When beginning any data initiative, it's important to start with a clear purpose. Before choosing tools or platforms, IT leaders should define the specific outcomes they want to achieve, whether that's improving accuracy, reducing churn, optimising operations, accelerating decision-making or driving product innovation. 

Once that direction has been set, the next step is to understand the data already available. This means identifying where information sits, evaluating its quality, highlighting gaps and addressing any duplication. In many cases, organisations already possess the insight they need; they just haven't uncovered it yet. 

Once the foundations have been established, attention can turn to integration. Data only becomes powerful when systems can communicate, so building a secure, consistent flow of information through APIs, event streaming or automated pipelines is essential. 

However, technology on its own isn't enough. Organisations must also ensure they have the right skills and capability in place. While systems can process and organise data, humans provide the interpretation and the context, so teams need the appropriate mix of engineering, analytical and communication expertise, supported by upskilling or specialist hires where necessary. 

Alongside capability, strong governance is just as critical. Insight depends on trust, which means establishing clear ownership, quality standards, definitions and controls early to ensure the data is reliable and the outputs credible. Finally, effective data strategies develop iteratively. 

The most successful approach is to start small, selecting one high-impact problem, creating a minimal viable dataset and demonstrating value before scaling over time. 

This steady, continuous evolution leads to far more sustainable results than large, disruptive transformations.

Choosing the right tools

Many organisations begin with ready-made off-the-shelf analytics platforms. These tools can provide quick wins through standard dashboards, reporting, and visualisation. For some businesses, they may be all that's needed.

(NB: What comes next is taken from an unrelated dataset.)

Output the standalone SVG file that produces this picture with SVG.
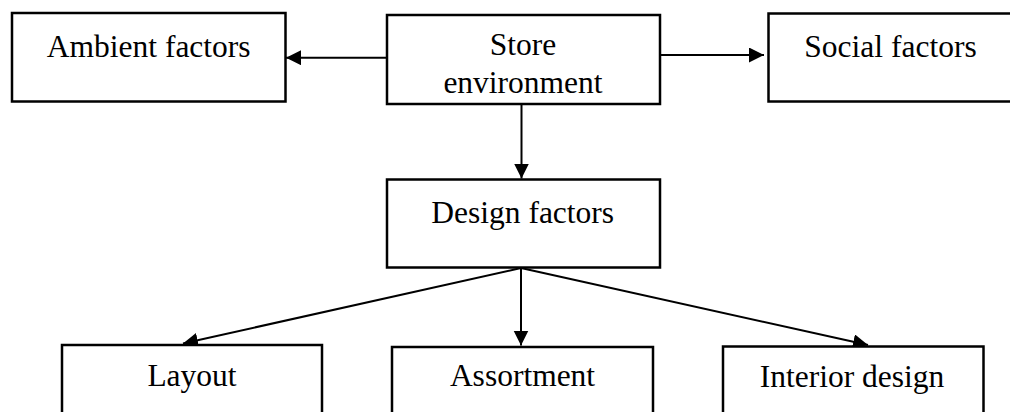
<svg xmlns="http://www.w3.org/2000/svg" width="1010" height="412" viewBox="0 0 1010 412">
<style>
.box{fill:#fff;stroke:#000;stroke-width:2.5}
.t{font-family:"Liberation Serif","Times New Roman",serif;font-size:31.5px;fill:#000;text-anchor:middle}
.c{fill:none;stroke:#000;stroke-width:2}
</style>
<defs>
<marker id="ah" markerUnits="userSpaceOnUse" markerWidth="16" markerHeight="16" refX="15" refY="7.5" orient="auto">
<path d="M0,0 L15,7.5 L0,15 z" fill="#000"/>
</marker>
</defs>
<rect width="1010" height="412" fill="#fff"/>
<g id="connectors">
<path class="c" d="M387 57.7 L286 57.7" marker-end="url(#ah)"/>
<path class="c" d="M660 55 L764 55" marker-end="url(#ah)"/>
<path class="c" d="M521.5 104 L521.5 178.5" marker-end="url(#ah)"/>
<path class="c" d="M521 268 L183 343.5" marker-end="url(#ah)"/>
<path class="c" d="M521 268 L521 345.5" marker-end="url(#ah)"/>
<path class="c" d="M521 268 L868 345" marker-end="url(#ah)"/>
</g>
<g id="ambient">
<rect class="box" x="12" y="13" width="273.5" height="88.5"/>
<text class="t" x="148.7" y="57">Ambient factors</text>
</g>
<g id="store">
<rect class="box" x="387" y="15" width="273" height="89"/>
<text class="t" x="523" y="55">Store</text>
<text class="t" x="523" y="93">environment</text>
</g>
<g id="social">
<rect class="box" x="768.5" y="13.5" width="300" height="88"/>
<text class="t" x="890.5" y="57">Social factors</text>
</g>
<g id="design">
<rect class="box" x="387" y="179.5" width="273" height="88"/>
<text class="t" x="522.7" y="222.7">Design factors</text>
</g>
<g id="layout">
<rect class="box" x="62" y="345" width="260" height="100"/>
<text class="t" x="192" y="386">Layout</text>
</g>
<g id="assortment">
<rect class="box" x="392" y="347" width="261" height="100"/>
<text class="t" x="522.5" y="386">Assortment</text>
</g>
<g id="interior">
<rect class="box" x="723" y="346.5" width="260.5" height="100"/>
<text class="t" x="852" y="386.7">Interior design</text>
</g>
</svg>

But off-the-shelf systems are built around generic processes. When organisations need deeper, business-specific insight, they often encounter limitations and this is where custom-built solutions offer far greater control. By building around your own data models, APIs and operational needs, you can:

  • Combine data from multiple systems
  • Create dashboards aligned to leadership priorities
  • Surface insights unique to your processes
  • Scale and adapt as products and services evolve

A bespoke analytics system is more than just a reporting layer, it becomes a strategic asset supporting investment decisions, long-term planning, and continuous improvement.

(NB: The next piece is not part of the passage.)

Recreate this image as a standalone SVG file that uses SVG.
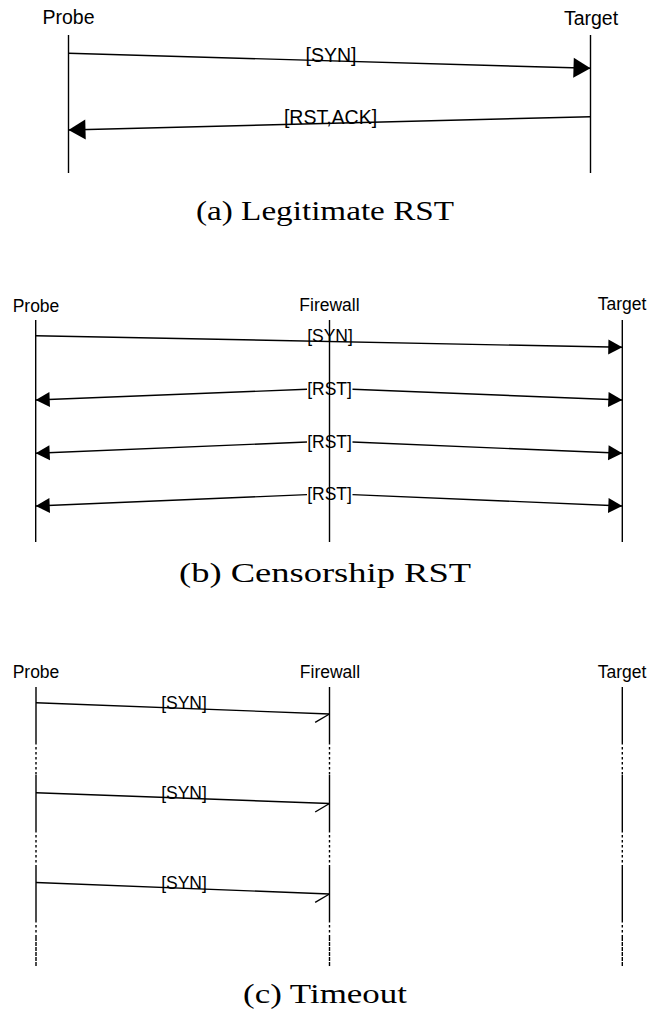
<svg xmlns="http://www.w3.org/2000/svg" width="650" height="1015" viewBox="0 0 650 1015">
<style>
.lbl{font-family:"Liberation Sans",Arial,sans-serif;fill:#000;text-anchor:middle}
.a{font-size:19.5px}
.b{font-size:17.5px}
.cap{font-family:"Liberation Serif","Times New Roman",serif;font-size:27px;fill:#000;text-anchor:middle}
.life{stroke:#000;stroke-width:1.4;fill:none}
.dot{stroke:#000;stroke-width:1.4;fill:none;stroke-dasharray:2.5,2.5}
.msg{stroke:#000;stroke-width:1.4;fill:none}
</style>
<defs>
<marker id="headA" markerUnits="userSpaceOnUse" markerWidth="18" markerHeight="21" refX="17" refY="10" orient="auto" overflow="visible"><path d="M0,0 L17,10 L0,20 z" fill="#000"/></marker>
<marker id="headB" markerUnits="userSpaceOnUse" markerWidth="15" markerHeight="16" refX="14" refY="7.5" orient="auto" overflow="visible"><path d="M0,0 L14,7.5 L0,15 z" fill="#000"/></marker>
<marker id="half" markerUnits="userSpaceOnUse" markerWidth="15" markerHeight="10" refX="14" refY="0" orient="auto" overflow="visible"><path d="M0,9 L14,0" stroke="#000" stroke-width="1.4" fill="none"/></marker>
</defs>

<!-- Panel (a) -->
<g id="a-probe"><text class="lbl a" x="68.5" y="24">Probe</text><line class="life" x1="68.5" y1="35" x2="68.5" y2="173"/></g>
<g id="a-target"><text class="lbl a" x="591" y="25">Target</text><line class="life" x1="590.5" y1="35" x2="590.5" y2="173"/></g>
<g id="a-connectors">
<line class="msg" x1="68.5" y1="53.3" x2="590.5" y2="68.3" marker-end="url(#headA)"/>
<text class="lbl a" x="331" y="61.5">[SYN]</text>
<line class="msg" x1="590.5" y1="116.7" x2="68.5" y2="130" marker-end="url(#headA)"/>
<text class="lbl a" x="330.5" y="124">[RST,ACK]</text>
</g>
<text class="cap" x="325" y="220" textLength="258" lengthAdjust="spacingAndGlyphs">(a) Legitimate RST</text>

<!-- Panel (b) -->
<g id="b-probe"><text class="lbl b" x="36" y="311.5">Probe</text><line class="life" x1="35.7" y1="320" x2="35.7" y2="542"/></g>
<g id="b-firewall"><line class="life" x1="329.5" y1="320" x2="329.5" y2="542"/><text class="lbl b" x="329.5" y="310.5">Firewall</text></g>
<g id="b-target"><text class="lbl b" x="622" y="310">Target</text><line class="life" x1="622.3" y1="320" x2="622.3" y2="542"/></g>
<g id="b-connectors">
<line class="msg" x1="35.7" y1="335.7" x2="622.3" y2="347.3" marker-end="url(#headB)"/>
<text class="lbl b" x="330" y="342">[SYN]</text>
<line class="msg" x1="307" y1="389.3" x2="35.7" y2="400" marker-end="url(#headB)"/>
<line class="msg" x1="352.5" y1="389.3" x2="622.3" y2="400" marker-end="url(#headB)"/>
<text class="lbl b" x="329.5" y="395">[RST]</text>
<line class="msg" x1="307" y1="442" x2="35.7" y2="453.3" marker-end="url(#headB)"/>
<line class="msg" x1="352.5" y1="442" x2="622.3" y2="453.3" marker-end="url(#headB)"/>
<text class="lbl b" x="329.5" y="447.7">[RST]</text>
<line class="msg" x1="307" y1="494.6" x2="35.7" y2="506" marker-end="url(#headB)"/>
<line class="msg" x1="352.5" y1="494.6" x2="622.3" y2="506" marker-end="url(#headB)"/>
<text class="lbl b" x="329.5" y="500.4">[RST]</text>
</g>
<text class="cap" x="325" y="582" textLength="292" lengthAdjust="spacingAndGlyphs">(b) Censorship RST</text>

<!-- Panel (c) -->
<g id="c-probe"><text class="lbl b" x="36" y="678">Probe</text>
<path class="life" d="M36,687 V742 M36,775 V830 M36,866 V920"/>
<path class="dot" d="M36,742 V775 M36,830 V866 M36,920 V937"/>
<path class="life" d="M36,937 V967" stroke-dasharray="4,1"/></g>
<g id="c-firewall"><text class="lbl b" x="330" y="678">Firewall</text>
<path class="life" d="M329.5,687 V742 M329.5,775 V830 M329.5,866 V920"/>
<path class="dot" d="M329.5,742 V775 M329.5,830 V866 M329.5,920 V937"/>
<path class="life" d="M329.5,937 V967" stroke-dasharray="4,1"/></g>
<g id="c-target"><text class="lbl b" x="622" y="678">Target</text>
<path class="life" d="M622.3,687 V742 M622.3,775 V830 M622.3,866 V920"/>
<path class="dot" d="M622.3,742 V775 M622.3,830 V866 M622.3,920 V937"/>
<path class="life" d="M622.3,937 V967" stroke-dasharray="4,1"/></g>
<g id="c-connectors">
<line class="msg" x1="36" y1="702.7" x2="329.5" y2="714" marker-end="url(#half)"/>
<text class="lbl b" x="184" y="708.5">[SYN]</text>
<line class="msg" x1="36" y1="792.7" x2="329.5" y2="803.5" marker-end="url(#half)"/>
<text class="lbl b" x="184" y="798.5">[SYN]</text>
<line class="msg" x1="36" y1="882.5" x2="329.5" y2="894" marker-end="url(#half)"/>
<text class="lbl b" x="184" y="888.5">[SYN]</text>
</g>
<text class="cap" x="325" y="1003" textLength="164" lengthAdjust="spacingAndGlyphs">(c) Timeout</text>
</svg>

Beyond the technology: Building a data-driven culture

Many CTOs understand the value of data, yet legacy systems, siloed ownership, inconsistent standards, or resistance to change can prevent data strategies from taking hold and slow down progress. Technology provides capability, but culture determines adoption.

For data to deliver business value, it must be trusted and used across the organisation. This requires leadership commitment, solid governance, shared understanding, and teams with the skills to interpret and act on insight. Without cultural alignment, even the strongest technical solution will fall short.

Data is no longer optional but essential to business growth, innovation and operational strength. Organisations that invest in the technology, systems, skills and culture needed to use their data effectively will gain a clear advantage: with faster decisions, more efficient operations, improved customer understanding and a stronger bottom line.